● Aim
Look through the data below and return each line where "image" appears.

● Recorded data
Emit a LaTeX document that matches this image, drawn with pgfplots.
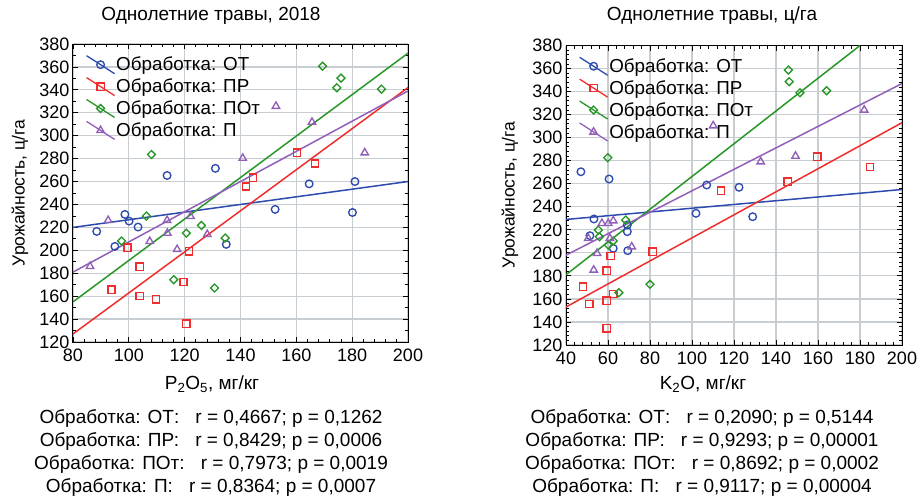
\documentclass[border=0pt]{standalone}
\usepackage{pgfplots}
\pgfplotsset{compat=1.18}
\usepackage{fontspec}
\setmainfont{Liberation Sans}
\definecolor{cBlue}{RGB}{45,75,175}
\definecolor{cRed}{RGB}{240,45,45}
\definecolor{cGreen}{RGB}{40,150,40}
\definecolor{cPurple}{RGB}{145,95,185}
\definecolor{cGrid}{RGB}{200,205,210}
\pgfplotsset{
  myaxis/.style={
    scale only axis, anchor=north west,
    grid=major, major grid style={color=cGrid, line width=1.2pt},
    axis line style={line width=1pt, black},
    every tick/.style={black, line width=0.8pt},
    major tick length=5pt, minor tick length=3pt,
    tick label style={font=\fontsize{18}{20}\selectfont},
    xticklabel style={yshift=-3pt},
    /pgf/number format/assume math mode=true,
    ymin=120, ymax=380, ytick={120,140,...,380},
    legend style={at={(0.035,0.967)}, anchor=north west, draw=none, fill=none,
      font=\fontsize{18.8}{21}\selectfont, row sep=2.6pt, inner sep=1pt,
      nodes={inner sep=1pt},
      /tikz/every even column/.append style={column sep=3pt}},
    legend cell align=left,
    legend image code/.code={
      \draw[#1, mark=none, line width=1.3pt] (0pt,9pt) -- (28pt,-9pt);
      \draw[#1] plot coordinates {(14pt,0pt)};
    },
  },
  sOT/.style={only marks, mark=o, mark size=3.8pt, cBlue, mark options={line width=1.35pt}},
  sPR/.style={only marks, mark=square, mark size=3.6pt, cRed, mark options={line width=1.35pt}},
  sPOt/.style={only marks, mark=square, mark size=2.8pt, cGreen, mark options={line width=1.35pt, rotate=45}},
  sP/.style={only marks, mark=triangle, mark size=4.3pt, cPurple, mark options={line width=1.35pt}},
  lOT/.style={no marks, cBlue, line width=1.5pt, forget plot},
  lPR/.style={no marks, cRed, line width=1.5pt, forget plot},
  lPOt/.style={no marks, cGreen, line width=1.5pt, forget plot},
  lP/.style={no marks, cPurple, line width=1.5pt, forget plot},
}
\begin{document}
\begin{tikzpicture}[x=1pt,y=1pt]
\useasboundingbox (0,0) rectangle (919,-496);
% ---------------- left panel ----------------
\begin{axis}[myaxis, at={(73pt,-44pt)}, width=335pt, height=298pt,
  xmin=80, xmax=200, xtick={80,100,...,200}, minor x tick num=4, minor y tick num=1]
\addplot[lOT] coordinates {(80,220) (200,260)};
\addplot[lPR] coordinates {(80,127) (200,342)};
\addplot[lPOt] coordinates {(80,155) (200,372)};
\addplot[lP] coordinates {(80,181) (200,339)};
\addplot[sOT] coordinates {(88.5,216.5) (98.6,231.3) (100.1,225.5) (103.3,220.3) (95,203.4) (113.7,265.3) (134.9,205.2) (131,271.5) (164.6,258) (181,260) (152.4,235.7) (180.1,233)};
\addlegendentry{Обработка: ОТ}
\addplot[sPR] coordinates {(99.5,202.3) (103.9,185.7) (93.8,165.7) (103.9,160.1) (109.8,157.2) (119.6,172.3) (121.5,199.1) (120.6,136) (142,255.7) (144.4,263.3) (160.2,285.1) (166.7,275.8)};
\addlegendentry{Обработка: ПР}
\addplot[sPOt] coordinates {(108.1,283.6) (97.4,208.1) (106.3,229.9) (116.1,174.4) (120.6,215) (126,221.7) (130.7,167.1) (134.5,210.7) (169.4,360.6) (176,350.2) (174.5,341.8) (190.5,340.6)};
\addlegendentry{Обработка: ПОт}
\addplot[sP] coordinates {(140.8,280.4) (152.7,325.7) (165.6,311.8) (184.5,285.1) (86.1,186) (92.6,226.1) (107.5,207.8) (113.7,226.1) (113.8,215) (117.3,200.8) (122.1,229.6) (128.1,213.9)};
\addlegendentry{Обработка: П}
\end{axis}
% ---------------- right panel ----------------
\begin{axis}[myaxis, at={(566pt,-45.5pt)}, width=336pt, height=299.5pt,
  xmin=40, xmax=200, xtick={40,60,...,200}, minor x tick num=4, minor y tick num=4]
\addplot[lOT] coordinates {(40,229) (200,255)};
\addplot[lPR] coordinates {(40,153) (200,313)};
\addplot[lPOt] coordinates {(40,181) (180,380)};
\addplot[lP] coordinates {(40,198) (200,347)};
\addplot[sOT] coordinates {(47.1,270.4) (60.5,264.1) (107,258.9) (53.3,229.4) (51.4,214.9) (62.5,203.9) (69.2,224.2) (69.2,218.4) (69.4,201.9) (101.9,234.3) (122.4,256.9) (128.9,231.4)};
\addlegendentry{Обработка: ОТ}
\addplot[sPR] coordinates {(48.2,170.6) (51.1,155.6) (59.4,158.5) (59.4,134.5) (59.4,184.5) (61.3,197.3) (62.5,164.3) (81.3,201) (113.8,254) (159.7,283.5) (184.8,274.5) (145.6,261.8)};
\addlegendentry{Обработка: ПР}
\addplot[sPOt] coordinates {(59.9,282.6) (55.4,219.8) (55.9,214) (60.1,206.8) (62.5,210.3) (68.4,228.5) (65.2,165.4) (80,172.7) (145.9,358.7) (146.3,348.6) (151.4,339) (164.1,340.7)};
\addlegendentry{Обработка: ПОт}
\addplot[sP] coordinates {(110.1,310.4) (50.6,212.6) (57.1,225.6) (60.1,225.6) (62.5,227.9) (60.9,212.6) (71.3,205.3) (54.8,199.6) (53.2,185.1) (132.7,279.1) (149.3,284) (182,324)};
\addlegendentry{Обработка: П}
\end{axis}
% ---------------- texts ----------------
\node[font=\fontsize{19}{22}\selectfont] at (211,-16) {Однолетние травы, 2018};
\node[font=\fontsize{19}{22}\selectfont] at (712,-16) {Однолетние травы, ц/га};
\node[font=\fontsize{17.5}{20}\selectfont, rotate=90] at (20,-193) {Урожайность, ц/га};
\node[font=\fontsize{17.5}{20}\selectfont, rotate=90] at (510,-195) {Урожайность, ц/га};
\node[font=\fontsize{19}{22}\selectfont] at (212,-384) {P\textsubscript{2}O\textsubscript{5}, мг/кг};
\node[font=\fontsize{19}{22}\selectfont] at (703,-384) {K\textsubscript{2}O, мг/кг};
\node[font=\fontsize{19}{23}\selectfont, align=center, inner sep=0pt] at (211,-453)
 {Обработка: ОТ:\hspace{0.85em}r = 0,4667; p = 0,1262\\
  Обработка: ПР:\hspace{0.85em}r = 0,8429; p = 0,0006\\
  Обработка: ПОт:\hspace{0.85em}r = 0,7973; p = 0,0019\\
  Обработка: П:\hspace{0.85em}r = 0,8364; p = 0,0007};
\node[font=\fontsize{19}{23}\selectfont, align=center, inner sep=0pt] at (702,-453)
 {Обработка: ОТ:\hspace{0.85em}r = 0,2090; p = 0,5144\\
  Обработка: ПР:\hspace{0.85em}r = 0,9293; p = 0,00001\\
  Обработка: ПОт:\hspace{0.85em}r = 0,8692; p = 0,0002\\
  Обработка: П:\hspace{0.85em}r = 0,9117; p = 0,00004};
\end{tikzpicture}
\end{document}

● Solution to this exercise
Emit a LaTeX document that matches this image, drawn with pgfplots.
    legend image code/.code={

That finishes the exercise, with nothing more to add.